The term 'NP-hard optimization problem' seems a bit too broad to let a satisfying answer be found.
For instance, I can't see what precludes decision problems from being considered NP-hard optimization problems - if you consider, say, the MAX-CNF-SAT problem with the solutions being scored as floor(k/N), where k is the number of satisfied clauses and N is the total number of clauses in the instance (which is clearly computable in polynomial time), then any valuation which yields a 1 in this formula will have to satisfy the whole formula. So let's assume that we are maximizing floor(k/N) and call this the FLOOR-CNF-SAT optimization problem:)
This implies you can reduce TAUTOLOGY to said optimization problem - negate the input and add any solution as S. You can even add a dummy variable to make sure the initial solution is gets a 0 in the FLOOR-CNF-SAT problem. Negation is polynomial in time.
Then if a solver for the proposed problem deems S to not be optimal, there must clearly be a valuation which yields a 1 according to our crafted function and thus satisfies the whole formula - in turn providing a valuation that does not satisfy the original input to TAUTOLOGY.
By cheating slightly (using an artificially crafted optimization problem) we have established the 'is optimal' problem as co-NP-complete, since TAUTOLOGY is easily shown to be co-NP-complete.

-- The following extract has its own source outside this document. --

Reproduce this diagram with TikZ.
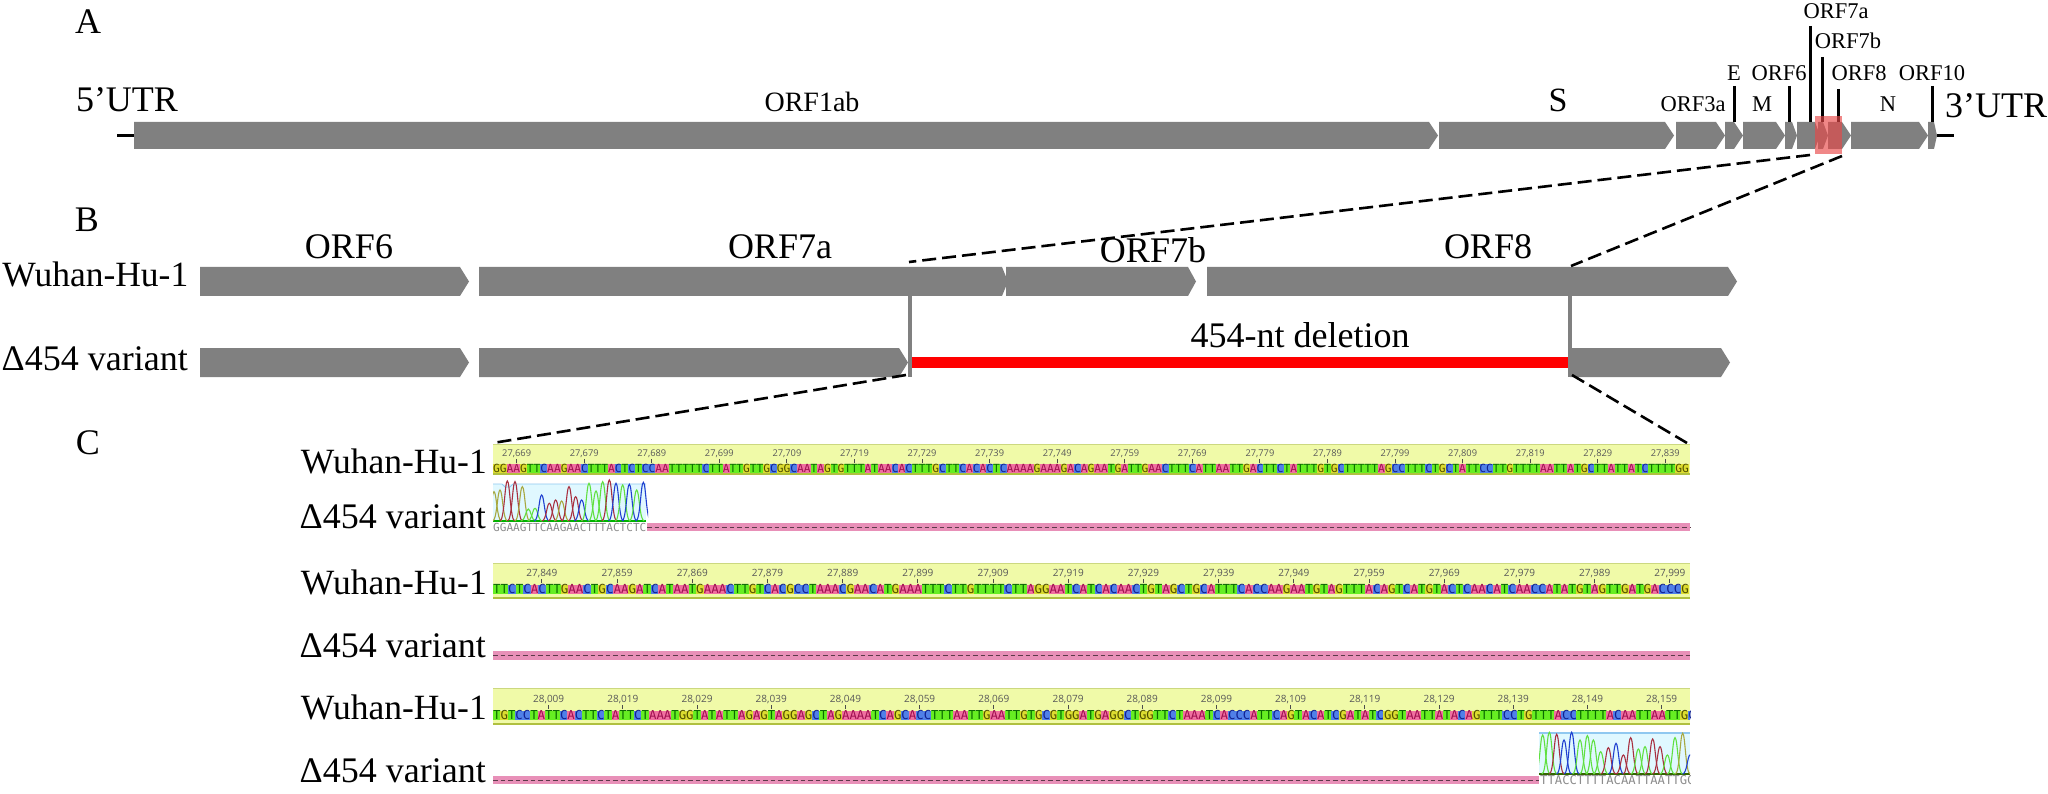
\documentclass[tikz,border=0pt]{standalone}
\usepackage{fontspec}
\setmainfont{Liberation Serif}
\newfontfamily\monof{DejaVu Sans Mono}
\newfontfamily\numf{Open Sans}
\definecolor{baseA}{HTML}{F070A0}
\definecolor{baseC}{HTML}{5080E8}
\definecolor{baseG}{HTML}{DCDC30}
\definecolor{baseT}{HTML}{66EE22}
\definecolor{txtA}{HTML}{A01050}
\definecolor{txtC}{HTML}{102090}
\definecolor{txtG}{HTML}{505000}
\definecolor{txtT}{HTML}{0A6A00}
\definecolor{traceA}{HTML}{A83040}
\definecolor{traceC}{HTML}{2040D0}
\definecolor{traceG}{HTML}{A8A840}
\definecolor{traceT}{HTML}{60E040}
\definecolor{bandc}{HTML}{F0FAA8}
\definecolor{bandtop}{HTML}{CCD880}
\definecolor{bandbot}{HTML}{B0C040}
\definecolor{delc}{HTML}{E890B8}
\definecolor{chromc}{HTML}{E0F8FF}
\definecolor{genec}{HTML}{808080}
\definecolor{hlc}{HTML}{E84848}
\definecolor{chromline}{HTML}{90C8F0}
\tikzset{
  big/.style={font=\fontsize{36}{40}\selectfont,inner sep=0pt,anchor=base},
  small/.style={font=\fontsize{22.5}{25}\selectfont,inner sep=0pt,anchor=base},
  rowlab/.style={font=\fontsize{35.5}{40}\selectfont,inner sep=0pt,anchor=base east},
  varlab/.style={font=\fontsize{36}{40}\selectfont,inner sep=0pt,anchor=base east},
  genepath/.style={fill=genec,draw=none},
  tickbar/.style={black,line width=3pt},
  zoomline/.style={black,line width=2.6pt,dash pattern=on 14pt off 6pt},
  greybar/.style={genec,line width=3.5pt},
  tracepen/.style={line width=1.1pt},
  numlab/.style={inner sep=0pt,text=black!65,anchor=center},
}
% x1 x2 head y1 y2
\newcommand\genearrow[5]{\fill[genepath] (#1,#4) -- ({#2-#3},#4) -- (#2,{(#4+#5)/2}) -- ({#2-#3},#5) -- (#1,#5) -- cycle;}
\def\cellloop#1{\ifx#1\relax\else
  \fill[fill=base#1] (\cx,\celltop) rectangle ({\cx+\cw+0.3},\cellbot);
  \pgfmathsetmacro\cx{\cx+\cw}%
  \expandafter\cellloop\fi}
\def\colorseq#1{\ifx#1\relax\else\textcolor{txt#1}{#1}\expandafter\colorseq\fi}
\def\seqA{GGAAGTTCAAGAACTTTACTCTCCAATTTTTCTTATTGTTGCGGCAATAGTGTTTATAACACTTTGCTTCACACTCAAAAGAAAGACAGAATGATTGAACTTTCATTAATTGACTTCTATTTGTGCTTTTTAGCCTTTCTGCTATTCCTTGTTTTAATTATGCTTATTATCTTTTGG}
\def\seqB{TTCTCACTTGAACTGCAAGATCATAATGAAACTTGTCACGCCTAAACGAACATGAAATTTCTTGTTTTCTTAGGAATCATCACAACTGTAGCTGCATTTCACCAAGAATGTAGTTTACAGTCATGTACTCAACATCAACCATATGTAGTTGATGACCCG}
\def\seqC{TGTCCTATTCACTTCTATTCTAAATGGTATATTAGAGTAGGAGCTAGAAAATCAGCACCTTTAATTGAATTGTGCGTGGATGAGGCTGGTTCTAAATCACCCATTCAGTACATCGATATCGGTAATTATACAGTTTCCTGTTTACCTTTTACAATTAATTGC}
% name, seq macro, band top, letters top, letters bottom, band bottom, cell width, font size
\newcommand\seqrow[8]{%
  \fill[bandc] (493,#3) rectangle (1690,#6);
  \draw[bandtop,line width=1pt] (493,#3) -- (1690,#3);
  \fill[bandbot] (493,{#6-2.5}) rectangle (1690,#6);
  \begin{scope}
    \clip (493,#3) rectangle (1690,#6);
    \def\cx{493}\def\cw{#7}\def\celltop{#4}\def\cellbot{#5}%
    \expandafter\cellloop#2\relax
    \node[inner sep=0pt,anchor=base west,font=\monof\fontsize{#8}{#8}\selectfont] (#1) at (493,{#5-0.5}) {\expandafter\colorseq#2\relax};
  \end{scope}}
% name, y centre, x1, x2
\newcommand\delrow[4]{%
  \fill[delc] (#3,{#2-4.2}) rectangle (#4,{#2+4.2});
  \draw[black!60!delc,line width=1pt,dash pattern=on 4.5pt off 3pt] (#3,#2) -- (#4,#2);
  \coordinate (#1) at (#3,#2);}
\begin{document}
\begin{tikzpicture}[x=1pt,y=-1pt]
\useasboundingbox (0,0) rectangle (2048,794);
\fill[white] (0,0) rectangle (2048,794);

% --- A
\node[big] (labA) at (88,34) {A};
\node[big] (utr5) at (127,112) {5’UTR};
\node[big,anchor=base west] (utr3) at (1945,118) {3’UTR};
\coordinate (l5a) at (117,136); \coordinate (l5b) at (134,136);
\coordinate (l3a) at (1937,136); \coordinate (l3b) at (1954,136);
\draw[tickbar] (l5a) -- (l5b);
\draw[tickbar] (l3a) -- (l3b);
\genearrow{134}{1438}{9}{122}{149}
\genearrow{1439}{1674}{9}{122}{149}
\genearrow{1676}{1725}{9}{122}{149}
\genearrow{1725}{1743}{9}{122}{149}
\genearrow{1743}{1785}{9}{122}{149}
\genearrow{1785}{1797}{5}{122}{149}
\genearrow{1797}{1820}{5}{122}{149}
\genearrow{1818}{1828}{5}{122}{149}
\genearrow{1828}{1851}{9}{122}{149}
\genearrow{1851}{1928}{9}{122}{149}
\genearrow{1928}{1937}{3}{122}{149}
\node[big,font=\fontsize{28}{32}\selectfont] (orf1ab) at (812,112) {ORF1ab};
\node[big,font=\fontsize{34}{38}\selectfont] (orfS) at (1558,112) {S};
\node[small] (orf3a) at (1693,112) {ORF3a};
\node[small] (orfM) at (1762,112) {M};
\node[small] (orfN) at (1888,112) {N};
\node[small] (orfE) at (1734,81) {E};
\node[small] (orf6s) at (1779,81) {ORF6};
\node[small] (orf8s) at (1859,81) {ORF8};
\node[small] (orf10) at (1932,81) {ORF10};
\node[small] (orf7as) at (1836,19) {ORF7a};
\node[small] (orf7bs) at (1848,49) {ORF7b};
\foreach \nm/\tx/\ty in {tE/1734/86,t6/1789/86,t7a/1810/26,t7b/1822/57,t8/1838/89,t10/1932/86}{
  \coordinate (\nm a) at (\tx,\ty);
  \coordinate (\nm b) at (\tx,122);
  \draw[tickbar] (\nm a) -- (\nm b);
}
\fill[hlc,opacity=0.65] (1815,116) rectangle (1842,154);
\coordinate (hlL) at (1810,155); \coordinate (hlR) at (1842,156);

% --- B
\node[big] (labB) at (87,232) {B};
\node[rowlab] (bw) at (188.5,287) {Wuhan-Hu-1};
\node[varlab] (bd) at (188,370) {Δ454 variant};
\genearrow{200}{469}{9}{267}{296}
\genearrow{479}{1008}{6}{267}{296}
\genearrow{1006}{1196}{8}{267}{296}
\genearrow{1207}{1737}{9}{267}{296}
\genearrow{200}{469}{9}{348}{377}
\genearrow{479}{908}{9}{348}{377}
\genearrow{1570}{1730}{9}{348}{377}
\fill[red] (911,357) rectangle (1570,368);
\coordinate (vL1) at (910,296); \coordinate (vL2) at (910,377);
\coordinate (vR1) at (1570,296); \coordinate (vR2) at (1570,377);
\draw[greybar] (vL1) -- (vL2);
\draw[greybar] (vR1) -- (vR2);
\node[big] (orf6b) at (349,259) {ORF6};
\node[big] (orf7ab) at (780,259) {ORF7a};
\node[big] (orf7bb) at (1153,263) {ORF7b};
\node[big] (orf8b) at (1488,259) {ORF8};
\node[big] (dellab) at (1300,348) {454-nt deletion};
\coordinate (bTL) at (909,262); \coordinate (bTR) at (1571,266);
\draw[zoomline] (hlL) -- (bTL);
\draw[zoomline] (hlR) -- (bTR);

% --- C
\node[big] (labC) at (88,454) {C};
\coordinate (cTL) at (493,443); \coordinate (cTR) at (1687,443);
\coordinate (bBL) at (906,375); \coordinate (bBR) at (1572,375);
\draw[zoomline] (bBL) -- (cTL);
\draw[zoomline] (bBR) -- (cTR);
\foreach \nn/\yy in {w1/473,w2/594,w3/719}{\node[rowlab] (\nn) at (487,\yy) {Wuhan-Hu-1};}
\foreach \nn/\yy in {d1/528,d2/657,d3/782}{\node[varlab] (\nn) at (486,\yy) {Δ454 variant};}

\seqrow{sa}{\seqA}{444}{464}{473}{475}{6.757}{11.22}
\seqrow{sb}{\seqB}{563}{585}{594}{599}{7.52}{12.49}
\seqrow{sc}{\seqC}{688}{711}{720}{725}{7.42}{12.33}

\foreach \k [count=\c from 0] in {669,679,689,699,709,719,729,739,749,759,769,779,789,799,809,819,829,839}{
  \pgfmathsetmacro\kx{493+3.5*6.757+10*6.757*\c}
  \node[numlab,font=\numf\fontsize{9.3}{10}\selectfont] (na\c) at (\kx,454) {27,\k};
  \coordinate (tka\c) at (\kx,459); \coordinate (tkb\c) at (\kx,462.5);
  \draw[black!70,line width=1pt] (tka\c) -- (tkb\c);
}
\foreach \k [count=\c from 0] in {849,859,869,879,889,899,909,919,929,939,949,959,969,979,989,999}{
  \pgfmathsetmacro\kx{493+6.5*7.52+10*7.52*\c}
  \node[numlab,font=\numf\fontsize{10}{11}\selectfont] (nb\c) at (\kx,574) {27,\k};
  \coordinate (tka\c) at (\kx,579); \coordinate (tkb\c) at (\kx,582.5);
  \draw[black!70,line width=1pt] (tka\c) -- (tkb\c);
}
\foreach \k [count=\c from 0] in {009,019,029,039,049,059,069,079,089,099,109,119,129,139,149,159}{
  \pgfmathsetmacro\kx{493+7.5*7.42+10*7.42*\c}
  \node[numlab,font=\numf\fontsize{10}{11}\selectfont] (nc\c) at (\kx,700) {28,\k};
  \coordinate (tka\c) at (\kx,705); \coordinate (tkb\c) at (\kx,708.5);
  \draw[black!70,line width=1pt] (tka\c) -- (tkb\c);
}

\delrow{da}{527}{647}{1690}
\delrow{db}{655.5}{493}{1690}
\delrow{dc}{780}{493}{1539}

% chromatogram, first
\fill[chromc] (493,484) rectangle (646,521);
\draw[chromline,line width=0.8pt] (493,484) -- (502,484) -- (505,487) -- (510,487) -- (513,484) -- (646,484);
\draw[green!70!black,line width=1.4pt] (493,521) -- (646,521);
\begin{scope}
\clip (493,478) rectangle (648,523);
\foreach \bs/\zz/\tp in {G/12/50,G/30/45,A/52/18,A/75/20,G/97/35,T/115/102,T/135/100,C/155/60,A/178/85,A/197/75,G/215/78,A/237/35,A/257/65,C/275/75,T/297/25,T/318/48,T/338/20,A/358/15,C/378/25,T/398/30,C/418/28,T/440/45,C/460/22}{
  \pgfmathsetmacro\pkx{490+\zz/3}
  \pgfmathsetmacro\pky{475+\tp/3}
  \draw[tracepen,color=trace\bs] ({\pkx-7.5},521) .. controls ({\pkx-3},521) and ({\pkx-2.5},\pky) .. (\pkx,\pky) .. controls ({\pkx+2.5},\pky) and ({\pkx+3},521) .. ({\pkx+7.5},521);
}
\end{scope}
\node[inner sep=0pt,anchor=base west,text=black!45,font=\monof\fontsize{11.06}{12}\selectfont] (cha) at (493,531) {GGAAGTTCAAGAACTTTACTCTC};

% chromatogram, second
\fill[chromc] (1539,733) rectangle (1690,774);
\draw[chromline,line width=1.4pt] (1539,733) -- (1690,733);
\draw[green!50!black!80!red,line width=1.2pt] (1539,774) -- (1690,774);
\begin{scope}
\clip (1539,728) rectangle (1690,776);
\foreach \bs/\zz/\tp in {T/38/30,T/58/22,A/80/28,C/102/45,C/125/22,T/150/45,T/172/32,T/190/45,T/212/80,A/235/68,C/258/55,A/280/90,A/302/38,T/325/72,T/345/65,A/368/42,A/390/65,T/412/90,T/435/38,G/458/25,C/480/90}{
  \pgfmathsetmacro\pkx{1530+\zz/3}
  \pgfmathsetmacro\pky{725+\tp/3}
  \draw[tracepen,color=trace\bs] ({\pkx-7.5},774) .. controls ({\pkx-3},774) and ({\pkx-2.5},\pky) .. (\pkx,\pky) .. controls ({\pkx+2.5},\pky) and ({\pkx+3},774) .. ({\pkx+7.5},774);
}
\end{scope}
\begin{scope}
\clip (1539,774) rectangle (1690,790);
\node[inner sep=0pt,anchor=base west,text=black!45,font=\monof\fontsize{12.2}{13}\selectfont] (chb) at (1540,784) {TTACCTTTTACAATTAATTGC};
\end{scope}
\end{tikzpicture}
\end{document}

By your own argument the 'is optimal' decision problem is co-NP-hard, since as a witness you only need a better solution - score S, score the witness and compare.
I don't really feel great about this reduction but I can't easily improve on the problem class. If you require that there be instances which score arbitrarily high and not just {0, 1}, I could just use N * floor(k/N). An improvement to the class could be to only consider a problem an NP-hard optimization problem if for each K there exists an instance that has at least K solutions which all score differently.
I think I can still cheat my way through that:
Consider a reduction that adds N dummy variables to the TAUTOLOGY input as follows:
d1 && d2 && d3 ... && dN && (S)
where S is the negated input. As an initial valuation I choose d1, ..., dN = false, but as a score I give a function that returns 2N - 1 if the first N clauses are all false, otherwise it returns the number of satisfied clauses. Such a function would only return 2N if all the clauses were satisfied but could easily have at least N distinct values.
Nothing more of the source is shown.